Connectivity and gene flow among Eastern Tiger Salamander (Ambystoma tigrinum) populations in highly modified anthropogenic landscapes

Fragmented landscapes resulting from anthropogenic habitat modification can have significant impacts on dispersal, gene flow, and persistence of wildlife populations. Therefore, quantifying population connectivity across a mosaic of habitats in highly modified landscapes is critical for the development of conservation management plans for threatened populations. Endangered populations of the eastern tiger salamander (Ambystoma tigrinum) in New York and New Jersey are at the northern edge of the species’ range and remaining populations persist in highly developed landscapes in both states. We used landscape genetic approaches to examine regional genetic population structure and potential barriers to migration among remaining populations. Despite the post-glacial demographic processes that have shaped genetic diversity in tiger salamander populations at the northern extent of their range, we found that populations in each state belong to distinct genetic clusters, consistent with the large geographic distance that separates them. We detected overall low genetic diversity and high relatedness within populations, likely due to recent range expansion, isolation, and relatively small population sizes. Nonetheless, landscape connectivity analyses reveal habitat corridors among remaining breeding ponds. Furthermore, molecular estimates of population connectivity among ponds indicate that gene flow still occurs at regional scales. Further fragmentation of remaining habitat will potentially restrict dispersal among breeding ponds, cause the erosion of genetic diversity, and exacerbate already high levels of inbreeding. We recommend the continued management and maintenance of habitat corridors to ensure long-term viability of these endangered populations.     

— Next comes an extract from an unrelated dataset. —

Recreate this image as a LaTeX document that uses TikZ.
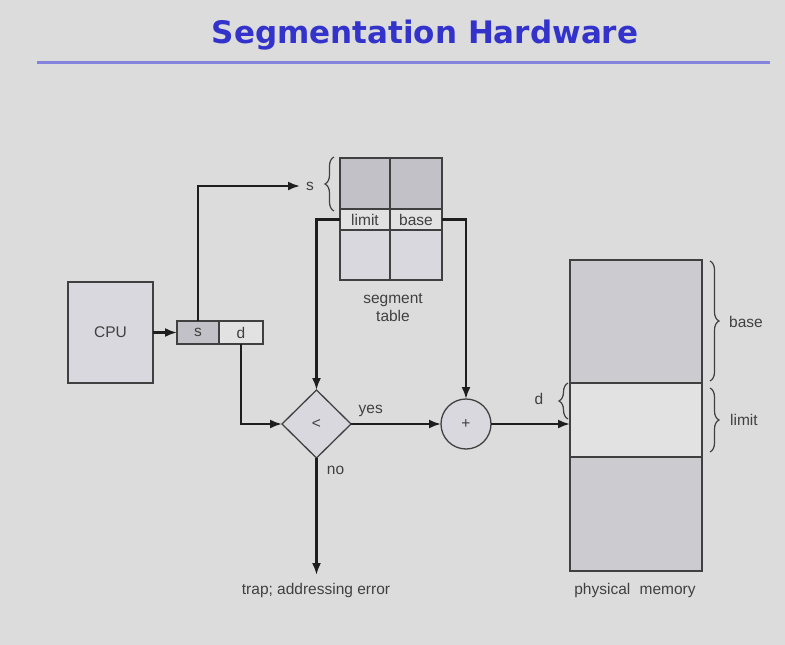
\documentclass[tikz,border=0pt]{standalone}
\usepackage{fontspec}
\setmainfont{Liberation Sans}
\newfontfamily\titlefont{DejaVu Sans}
\usetikzlibrary{arrows.meta,shapes.geometric,decorations.pathreplacing}
\definecolor{bg}{HTML}{DCDCDC}
\definecolor{titleblue}{HTML}{3333CC}
\definecolor{rulec}{HTML}{8484DE}
\definecolor{txt}{HTML}{404040}
\definecolor{ln}{HTML}{1E1E1E}
\definecolor{darkcell}{HTML}{C2C1C8}
\definecolor{midcell}{HTML}{D8D8DE}
\definecolor{lightcell}{HTML}{E2E2E3}
\definecolor{memdark}{HTML}{CBCBD0}
\tikzset{
  cell/.style={draw=ln!85, line width=1.3pt, inner sep=0pt, outer sep=0pt},
  lbl/.style={text=txt, font=\fontsize{15.5}{18}\selectfont, inner sep=1pt},
  conn/.style={draw=ln, line width=2.2pt},
  arr/.style={conn, -{Latex[length=12pt,width=9pt]}},
  brc/.style={draw=ln!85, line width=1.2pt, decorate, decoration={brace, amplitude=9pt}},
}
\begin{document}
\begin{tikzpicture}[x=1pt,y=-1pt]
\fill[bg] (0,0) rectangle (785,645);
\useasboundingbox (0,0) rectangle (785,645);
% title
\node[anchor=base, text=titleblue, font=\titlefont\bfseries\fontsize{31}{36}\selectfont] (title) at (425,43) {Segmentation Hardware};
\draw[rulec, line width=3pt] (37,62) -- (770,62);
% CPU
\node[cell, fill=midcell, minimum width=85, minimum height=101, lbl] (cpu) at (110.5,332.5) {CPU};
% register
\node[cell, fill=darkcell, minimum width=42, minimum height=23, lbl] (s) at (198,332.5) {s};
\node[cell, fill=lightcell, minimum width=44, minimum height=23, lbl] (d) at (241,332.5) {d};
% segment table
\node[cell, fill=darkcell, minimum width=50, minimum height=51] (stTL) at (365,183.5) {};
\node[cell, fill=darkcell, minimum width=52, minimum height=51] (stTR) at (416,183.5) {};
\node[cell, fill=lightcell, minimum width=50, minimum height=21, lbl] (limit) at (365,219.5) {limit};
\node[cell, fill=lightcell, minimum width=52, minimum height=21, lbl] (base) at (416,219.5) {base};
\node[cell, fill=midcell, minimum width=50, minimum height=50] (stBL) at (365,255) {};
\node[cell, fill=midcell, minimum width=52, minimum height=50] (stBR) at (416,255) {};
\node[lbl, align=center] (sttext) at (393,308) {segment\\table};
% s arrow into table
\coordinate (sin) at (300,186);
\node[lbl] (slabel) at (310,186) {s};
\draw[brc] (334,211) -- (334,157);
% diamond and adder
\node[cell, diamond, fill=midcell, minimum width=69, minimum height=68, lbl] (dia) at (316.5,424) {\textless};
\node[cell, circle, fill=midcell, minimum size=50, lbl] (plus) at (466,424) {+};
% physical memory
\node[cell, fill=memdark, minimum width=132, minimum height=123] (m1) at (636,321.5) {};
\node[cell, fill=lightcell, minimum width=132, minimum height=74] (m2) at (636,420) {};
\node[cell, fill=memdark, minimum width=132, minimum height=114] (m3) at (636,514) {};
\coordinate (memin) at (570,424);
\node[lbl] (pm) at (635,590) {physical\hspace{0.6em}memory};
\draw[brc] (710,261) -- (710,381);
\node[lbl, anchor=west] (baselbl) at (728,322) {base};
\draw[brc] (710,388) -- (710,452);
\node[lbl, anchor=west] (limitlbl) at (729,420) {limit};
\draw[brc] (568,419) -- (568,383);
\node[lbl] (dlbl) at (539,399) {d};
% trap
\coordinate (trapend) at (316.5,575);
\node[lbl] (trap) at (316,590) {trap; addressing error};
% connectors
\draw[arr] (cpu.east) -- (s.west);
\draw[arr] (s.north) |- (sin);
\draw[arr] (limit.west) -| (dia.north);
\draw[arr] (base.east) -| (plus.north);
\draw[arr] (d.south) |- (dia.west);
\draw[arr] (dia.east) -- node[lbl, pos=0.22, yshift=13pt] (yes) {yes} (plus.west);
\draw[arr] (plus.east) -- (memin);
\draw[arr] (dia.south) -- node[lbl, pos=0.11, xshift=19pt] (no) {no} (trapend);
\end{tikzpicture}
\end{document}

Identifying Priority Giant Anteater (Myrmecophaga tridactyla) Populations for Conservation in São Paulo State,Brazil

Habitat loss is the main threat to biodiversity conservation worldwide. Some species may be particularly susceptible to the effects of fragmentation and the isolation of populations. The impacts of human activity on wild animal populations may be understood through relationships between individual genetic data and spatial landscape variables, particularly when considering local population dynamics influenced by fragmented habitats. Thus, the objective of this study was to analyze the population structure and genetic diversity of the giant anteater (Myrmecophaga tridactyla) using an individual sampling scheme (ISS) on a regional geographic scale. Data were collected from 41 specimens from twenty different locations in São Paulo State, Brazil, and six polymorphic microsatellite loci were genotyped. Our results indicate that barriers to gene flow exist and have segregated individuals of the farther away areas into two spatially structured clusters. The populations were also found to have high genetic diversity. The experimental sampling approach used herein enabled an analysis of the population dynamics of the giant anteater on a regional scale, as well as the identification of priority populations for genetic resource conservation for this species. The results reflect the need for adequate management plans. The efficacy of the sampling scheme may vary based on the study model used, but we argue that the use of an ISS combined with suitable molecular markers and statistical methods may serve as an important tool for initial analyses of threatened or vulnerable species, particularly in anthropized regions where populations are small or hard to characterize.